Amedeo Avogadro

Amedeo Avogadro

Lorenzo Romano Amedeo Carlo Avogadro di Quaregna e di Cerreto, more popularly known as Amedeo Avogadro was born on August 9, 1776, in Turin, Italy. He was a gifted physicist and chemist who proposed the molecular theory, which is more popularly known as ‘Avogadro’s Law’. Although he earned a doctorate in ecclesiastical law, he developed a passion for studying mathematics and physics. He then gave up his career in law and pursued a career teaching natural physics at the Royal College of Vercelli. Years later, he was offered the chair of mathematical physics at the University of Turin. Avogadro conducted experiments in both physics and chemistry using mathematics as a basis for his findings. His hypothesis, known as the ‘Avogadro’s Law’ is recognized all over the world. He also published many works during his lifetime. The number 6.02214199 x 10^23 is named as Avogadro’s number to honor him for his contribution in molecular theory. Read on to know more about this great physicist and chemist.

 

Early Life & Childhood
Born into a family of lawyers, Amedeo Avogadro was born of August 9, 1776, in Turin, Italy. His father, Count Filippo Avogadro, was a well-known lawyer in Piedmont, Northern Italy. Avogadro began his college education when he was only 13 years old and graduated at the age of 16. By the time he was 20, he received his Ph.D. Though he followed the footsteps of his father to become a lawyer in 1796, he developed an interest for studying mathematics and physics along the way. This passion, turned him into a well-known physicist in his later years.
 
Career
After studying philosophy in 1789, Amedeo Avogadro graduated in jurisprudence in 1792 and earned his doctorate in ecclesiastical law in 1796. Soon after, he began his practicing law. For means of recreation, he decided to study mathematics and physics privately and he even conducted various researches on electricity.
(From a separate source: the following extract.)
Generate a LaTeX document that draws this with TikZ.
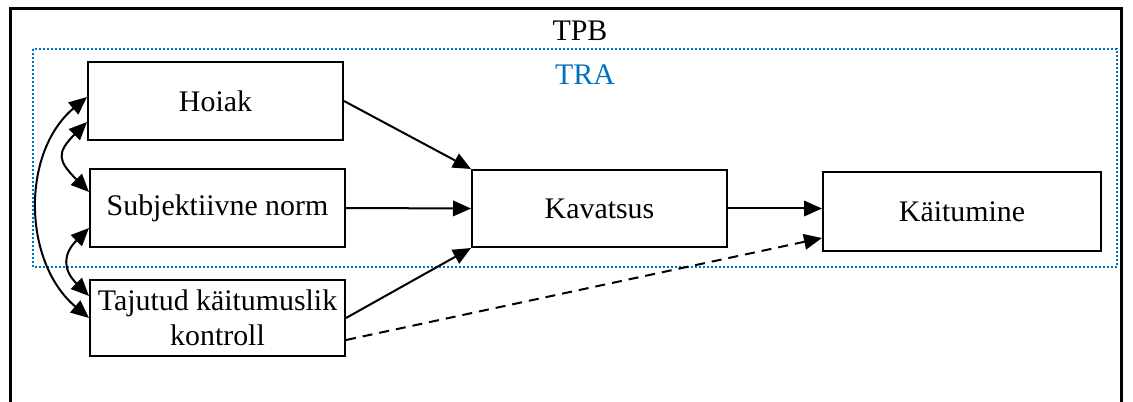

Soon, he gave up his ecclesiastical legal practice and became a member of the Academy of Sciences of Turin in 1804. Later, in 1806, he was appointed as the academy’s demonstrator as well. In 1809, he became a professor of natural philosophy at the Royal College of Vercelli. It was not until 1820, when he was conferred the chair of mathematical physics at the University of Turin. As a result of civil conflicts in Piedmont, he had to discontinue his post at the University in 1822, only to be reappointed in 1834. He worked at the University until his retirement in 1850.
 
Personal Life
In 1815, Avogadro married Felicita Mazzé of Biella. The couple had six children together. He was a simple, religious and a home-loving person, who always preferred to stay indoors in Turin. He did often not share his thoughts related to his work with renowned scientists and was therefore, isolated by many.
 
Works & Achievements
 
Publications
Avogadro published many works during his lifetime. Some of the early research works that were published were based on his physical memoirs on electricity, specific heats, dilatation of liquids by heat and so on. Many of his published works includes ‘Fisica dei corpi ponderabili, ossia Trattato della costituzione materiale de corpi’, which was published in 4 volumes. ‘Essai d'une manière de déterminer les masses relatives des molécules élémentaires des corps, et les proportions selon lesquelles elles entrent dans les combinaisons’ was another one of his published works.
 
Major Works
Avogadro gained recognition for his hypothesis, which was also known as ‘Avogadro’s Law’. He stated and published his theory in 1811. This law elucidates that at a fixed temperature and pressure, equal volumes of gases contain the same number of molecules regardless of their chemical nature and physical properties.
 
Recognition
Avogadro’s work was first recognized by a well-known scientist called Joseph Louis Gay-Lussac. The number 6.02214199 x 10^23, which is the number of molecules in one ‘mole’ is called ‘Avogadro’s number’. This number was named after him as a tribute to his significant contributions to physics and chemistry and also, for developing the ‘molecular theory’.
 
Death & Legacy
Avogadro passed away on July 9, 1856 in Turin, Italy. Avogadro gained recognition for his work only 50 years after his death.

 

AMEDEO AVOGADRO TIMELINE

1776Amedeo Avogadro was born on August 9th.
 
1789He completed his studies in philosophy.
 
1796Avogadro earned a Ph.D. in ecclesiastical law.
 
1804He joined the Academy of Science in Turin, as a corresponding member.
 
1806He was appointed as a demonstrator at the Academy of Sciences.
 
1809He was conferred the post of professor in natural philosophy at the Royal College of Vercelli.
 
1811He published his works on molecular theory.
 
1815Avogadro married Felicita Mazzé.
 
1856Avogadro passed away on July 9th.